▶ What the task asks
Return only the lines from the top of the data down to the one that holds "a_yticks = [0.1, 0.2, 0.3, 0.4, 0.5, 0.6]", both included, without any pictures.

[Begin Supplied material]

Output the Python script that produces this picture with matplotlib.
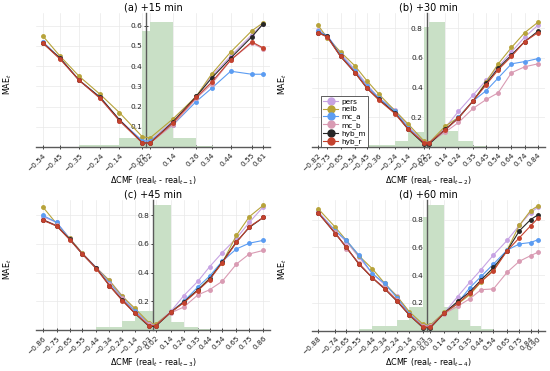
import numpy as np
import matplotlib
matplotlib.use("Agg")
import matplotlib.pyplot as plt

# ---------------- data ----------------
series_names = ["pers", "neib", "mc_a", "mc_b", "hyb_m", "hyb_r"]
series_colors = ["#c7a3e3", "#b7a33a", "#5b9cf2", "#d99bb3", "#262626", "#c4422e"]

titles = ["(a) +15 min", "(b) +30 min", "(c) +45 min", "(d) +60 min"]
xlabels = [r"ΔCMF (real$_t$ - real$_{t-1}$)", r"ΔCMF (real$_t$ - real$_{t-2}$)",
           r"ΔCMF (real$_t$ - real$_{t-3}$)", r"ΔCMF (real$_t$ - real$_{t-4}$)"]

a_x = [-0.54, -0.45, -0.35, -0.24, -0.14, -0.02, 0.02, 0.14, 0.26, 0.34, 0.44, 0.55, 0.61]
a_pers = [0.52, 0.44, 0.33, 0.245, 0.135, 0.03, 0.03, 0.13, 0.25, 0.35, 0.45, 0.555, 0.61]
a_neib = [0.55, 0.45, 0.35, 0.26, 0.17, 0.05, 0.045, 0.14, 0.25, 0.36, 0.47, 0.575, 0.615]
a_mc_a = [0.52, 0.44, 0.33, 0.245, 0.13, 0.03, 0.03, 0.11, 0.225, 0.29, 0.375, 0.36, 0.36]
a_mc_b = [0.515, 0.44, 0.33, 0.24, 0.13, 0.02, 0.02, 0.11, 0.24, 0.31, 0.43, 0.515, 0.485]
a_hyb_m = [0.515, 0.44, 0.33, 0.245, 0.135, 0.02, 0.02, 0.125, 0.25, 0.34, 0.44, 0.545, 0.61]
a_hyb_r = [0.515, 0.435, 0.33, 0.24, 0.13, 0.02, 0.02, 0.12, 0.245, 0.32, 0.43, 0.52, 0.49]
a_hist_edges = [-0.35, -0.14, -0.02, 0.02, 0.14, 0.26, 0.35]
a_hist_heights = [0.012, 0.046, 0.574, 0.62, 0.043, 0.006]
a_yticks = [0.1, 0.2, 0.3, 0.4, 0.5, 0.6]

b_x = [-0.82, -0.75, -0.65, -0.54, -0.45, -0.36, -0.24, -0.14, -0.02, 0.02,
       0.14, 0.24, 0.35, 0.45, 0.54, 0.64, 0.74, 0.84]
b_pers = [0.79, 0.75, 0.63, 0.52, 0.42, 0.33, 0.25, 0.14, 0.03, 0.03,
          0.13, 0.24, 0.35, 0.45, 0.54, 0.64, 0.74, 0.82]
b_neib = [0.82, 0.735, 0.64, 0.545, 0.445, 0.355, 0.245, 0.155, 0.04, 0.03,
          0.14, 0.2, 0.31, 0.44, 0.56, 0.67, 0.77, 0.84]
b_mc_a = [0.78, 0.75, 0.62, 0.51, 0.41, 0.33, 0.24, 0.13, 0.03, 0.03,
          0.11, 0.2, 0.31, 0.38, 0.465, 0.56, 0.575, 0.595]
b_mc_b = [0.77, 0.74, 0.61, 0.5, 0.4, 0.32, 0.23, 0.12, 0.03, 0.03,
          0.1, 0.165, 0.26, 0.32, 0.365, 0.5, 0.54, 0.56]
b_hyb_m = [0.77, 0.745, 0.61, 0.5, 0.395, 0.32, 0.23, 0.12, 0.02, 0.02,
           0.12, 0.195, 0.31, 0.43, 0.53, 0.62, 0.71, 0.78]
b_hyb_r = [0.77, 0.74, 0.61, 0.5, 0.395, 0.315, 0.225, 0.12, 0.03, 0.03,
           0.115, 0.195, 0.31, 0.42, 0.52, 0.61, 0.71, 0.77]
b_hist_edges = [-0.45, -0.24, -0.14, -0.02, 0.015, 0.14, 0.24, 0.35, 0.45]
b_hist_heights = [0.012, 0.04, 0.1, 0.81, 0.84, 0.105, 0.04, 0.01]
b_yticks = [0.2, 0.4, 0.6, 0.8]

c_x = [-0.86, -0.75, -0.65, -0.55, -0.44, -0.34, -0.24, -0.14, -0.03, 0.02,
       0.14, 0.24, 0.35, 0.44, 0.54, 0.65, 0.75, 0.86]
c_pers = [0.79, 0.75, 0.64, 0.535, 0.435, 0.345, 0.24, 0.14, 0.04, 0.04,
          0.13, 0.24, 0.34, 0.44, 0.54, 0.64, 0.75, 0.86]
c_neib = [0.86, 0.74, 0.64, 0.535, 0.43, 0.345, 0.235, 0.15, 0.05, 0.04,
          0.125, 0.2, 0.28, 0.36, 0.47, 0.66, 0.79, 0.87]
c_mc_a = [0.8, 0.75, 0.635, 0.53, 0.43, 0.33, 0.225, 0.13, 0.04, 0.03,
          0.125, 0.2, 0.3, 0.375, 0.48, 0.565, 0.605, 0.625]
c_mc_b = [0.77, 0.73, 0.635, 0.53, 0.43, 0.32, 0.22, 0.12, 0.04, 0.03,
          0.12, 0.16, 0.245, 0.28, 0.34, 0.46, 0.53, 0.555]
c_hyb_m = [0.77, 0.725, 0.635, 0.53, 0.43, 0.31, 0.21, 0.115, 0.025, 0.025,
           0.125, 0.195, 0.28, 0.355, 0.475, 0.615, 0.715, 0.785]
c_hyb_r = [0.765, 0.725, 0.63, 0.53, 0.425, 0.31, 0.205, 0.115, 0.03, 0.03,
           0.125, 0.19, 0.275, 0.35, 0.47, 0.61, 0.72, 0.785]
c_hist_edges = [-0.44, -0.24, -0.14, 0.0, 0.14, 0.24, 0.35, 0.44]
c_hist_heights = [0.02, 0.063, 0.135, 0.87, 0.058, 0.02, 0.008]
c_yticks = [0.2, 0.4, 0.6, 0.8]

d_x = [-0.88, -0.74, -0.65, -0.55, -0.44, -0.34, -0.24, -0.14, -0.03, 0.03,
       0.14, 0.25, 0.35, 0.44, 0.54, 0.65, 0.75, 0.84, 0.90]
d_pers = [0.86, 0.72, 0.64, 0.53, 0.41, 0.33, 0.25, 0.12, 0.04, 0.04,
          0.125, 0.245, 0.35, 0.44, 0.545, 0.65, 0.76, 0.85, 0.89]
d_neib = [0.88, 0.745, 0.65, 0.54, 0.445, 0.34, 0.245, 0.135, 0.045, 0.04,
          0.13, 0.19, 0.26, 0.35, 0.44, 0.58, 0.76, 0.865, 0.9]
d_mc_a = [0.85, 0.72, 0.65, 0.545, 0.41, 0.34, 0.235, 0.12, 0.03, 0.03,
          0.125, 0.2, 0.31, 0.39, 0.48, 0.58, 0.625, 0.635, 0.655]
d_mc_b = [0.85, 0.71, 0.59, 0.49, 0.38, 0.31, 0.22, 0.11, 0.03, 0.03,
          0.12, 0.175, 0.23, 0.295, 0.3, 0.42, 0.5, 0.54, 0.565]
d_hyb_m = [0.85, 0.70, 0.60, 0.48, 0.38, 0.30, 0.21, 0.11, 0.02, 0.02,
           0.125, 0.21, 0.28, 0.365, 0.455, 0.575, 0.72, 0.8, 0.835]
d_hyb_r = [0.85, 0.70, 0.60, 0.48, 0.38, 0.30, 0.215, 0.11, 0.025, 0.025,
           0.125, 0.195, 0.27, 0.355, 0.43, 0.575, 0.67, 0.755, 0.81]
d_hist_edges = [-0.55, -0.44, -0.24, -0.14, -0.03, 0.0, 0.14, 0.25, 0.35, 0.44, 0.54]
d_hist_heights = [0.01, 0.03, 0.076, 0.17, 0.82, 0.906, 0.17, 0.076, 0.035, 0.01]
d_yticks = [0.2, 0.4, 0.6, 0.8]

panels = [
    (a_x, [a_pers, a_neib, a_mc_a, a_mc_b, a_hyb_m, a_hyb_r], a_hist_edges, a_hist_heights, a_yticks),
    (b_x, [b_pers, b_neib, b_mc_a, b_mc_b, b_hyb_m, b_hyb_r], b_hist_edges, b_hist_heights, b_yticks),
    (c_x, [c_pers, c_neib, c_mc_a, c_mc_b, c_hyb_m, c_hyb_r], c_hist_edges, c_hist_heights, c_yticks),
    (d_x, [d_pers, d_neib, d_mc_a, d_mc_b, d_hyb_m, d_hyb_r], d_hist_edges, d_hist_heights, d_yticks),
]

# ---------------- layout (pixels) ----------------
W, H = 550, 371
boxes = [(36, 270, 13, 147), (311.5, 544.5, 13, 147), (36, 270, 200, 330), (311.5, 544.5, 200, 330.5)]
xlims = [(-0.575, 0.645), (-0.869, 0.889), (-0.911, 0.911), (-0.933, 0.953)]
ytops = [0.663, 0.902, 0.906, 0.942]

fig = plt.figure(figsize=(W / 100, H / 100), dpi=100)
axis_col = "#5a5a5a"
grid_col = "#e9e9e9"
hist_col = "#c9e0c6"

for i, (x, ys, he, hh, yt) in enumerate(panels):
    l, r, t, b = boxes[i]
    ax = fig.add_axes([l / W, 1 - b / H, (r - l) / W, (b - t) / H])
    ax.set_xlim(*xlims[i])
    ax.set_ylim(0, ytops[i])

    edges = np.array(he)
    ax.bar(edges[:-1], hh, width=np.diff(edges), align="edge", color=hist_col,
           edgecolor="none", zorder=1)

    for name, col, y in zip(series_names, series_colors, ys):
        ax.plot(x, y, "-o", color=col, lw=0.8, ms=2.5, label=name, zorder=3,
                clip_on=False)

    ax.spines["left"].set_position(("data", 0))
    ax.spines["bottom"].set_position(("data", 0))
    for s in ("top", "right"):
        ax.spines[s].set_visible(False)
    for s in ("left", "bottom"):
        ax.spines[s].set_color(axis_col)
        ax.spines[s].set_linewidth(1.0)
        ax.spines[s].set_zorder(2)

    ax.set_xticks(x)
    ax.set_xticklabels([f"{v:.2f}".replace("-", "\u2212") for v in x], rotation=45,
                       ha="right", va="top", rotation_mode="anchor")
    ax.set_yticks(yt)
    ax.set_yticklabels([f"{v:.1f}" for v in yt])
    ax.tick_params(axis="both", labelsize=5.3, colors="#222222", width=0.6,
                   length=2.5, direction="inout", pad=1.5)
    ax.tick_params(axis="x", pad=2.5)
    for tl in ax.get_xticklines() + ax.get_yticklines():
        tl.set_color(axis_col)
    ax.grid(True, color=grid_col, lw=0.5, zorder=0)
    ax.set_axisbelow(True)

    ax.set_title(titles[i], fontsize=7, pad=1.5)
    ax.set_xlabel(xlabels[i], fontsize=5.8, va="center")
    ax.set_ylabel(r"MAE$_t$", fontsize=5.8, va="center")
    lab_y_px = 181 if i < 2 else 362.5
    ax.xaxis.set_label_coords(0.5, -(lab_y_px - b) / (b - t))
    ylab_x_px = 7.5 if i % 2 == 0 else 283
    ax.yaxis.set_label_coords((ylab_x_px - l) / (r - l), 0.47)

    if i == 1:
        leg = ax.legend(loc="upper left", bbox_to_anchor=(0.025, 0.405), fontsize=5.3,
                        markerscale=2.0, handlelength=2.0, handletextpad=0.4,
                        labelspacing=0.18, borderpad=0.3, frameon=True,
                        fancybox=False, framealpha=1.0, edgecolor="#444444")
        leg.get_frame().set_linewidth(0.6)
        leg.set_zorder(5)

fig.savefig("out.png", dpi=100)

[End Supplied material]

▶ Answer to this task
Output the Python script that produces this picture with matplotlib.
import numpy as np
import matplotlib
matplotlib.use("Agg")
import matplotlib.pyplot as plt

# ---------------- data ----------------
series_names = ["pers", "neib", "mc_a", "mc_b", "hyb_m", "hyb_r"]
series_colors = ["#c7a3e3", "#b7a33a", "#5b9cf2", "#d99bb3", "#262626", "#c4422e"]

titles = ["(a) +15 min", "(b) +30 min", "(c) +45 min", "(d) +60 min"]
xlabels = [r"ΔCMF (real$_t$ - real$_{t-1}$)", r"ΔCMF (real$_t$ - real$_{t-2}$)",
           r"ΔCMF (real$_t$ - real$_{t-3}$)", r"ΔCMF (real$_t$ - real$_{t-4}$)"]

a_x = [-0.54, -0.45, -0.35, -0.24, -0.14, -0.02, 0.02, 0.14, 0.26, 0.34, 0.44, 0.55, 0.61]
a_pers = [0.52, 0.44, 0.33, 0.245, 0.135, 0.03, 0.03, 0.13, 0.25, 0.35, 0.45, 0.555, 0.61]
a_neib = [0.55, 0.45, 0.35, 0.26, 0.17, 0.05, 0.045, 0.14, 0.25, 0.36, 0.47, 0.575, 0.615]
a_mc_a = [0.52, 0.44, 0.33, 0.245, 0.13, 0.03, 0.03, 0.11, 0.225, 0.29, 0.375, 0.36, 0.36]
a_mc_b = [0.515, 0.44, 0.33, 0.24, 0.13, 0.02, 0.02, 0.11, 0.24, 0.31, 0.43, 0.515, 0.485]
a_hyb_m = [0.515, 0.44, 0.33, 0.245, 0.135, 0.02, 0.02, 0.125, 0.25, 0.34, 0.44, 0.545, 0.61]
a_hyb_r = [0.515, 0.435, 0.33, 0.24, 0.13, 0.02, 0.02, 0.12, 0.245, 0.32, 0.43, 0.52, 0.49]
a_hist_edges = [-0.35, -0.14, -0.02, 0.02, 0.14, 0.26, 0.35]
a_hist_heights = [0.012, 0.046, 0.574, 0.62, 0.043, 0.006]
a_yticks = [0.1, 0.2, 0.3, 0.4, 0.5, 0.6]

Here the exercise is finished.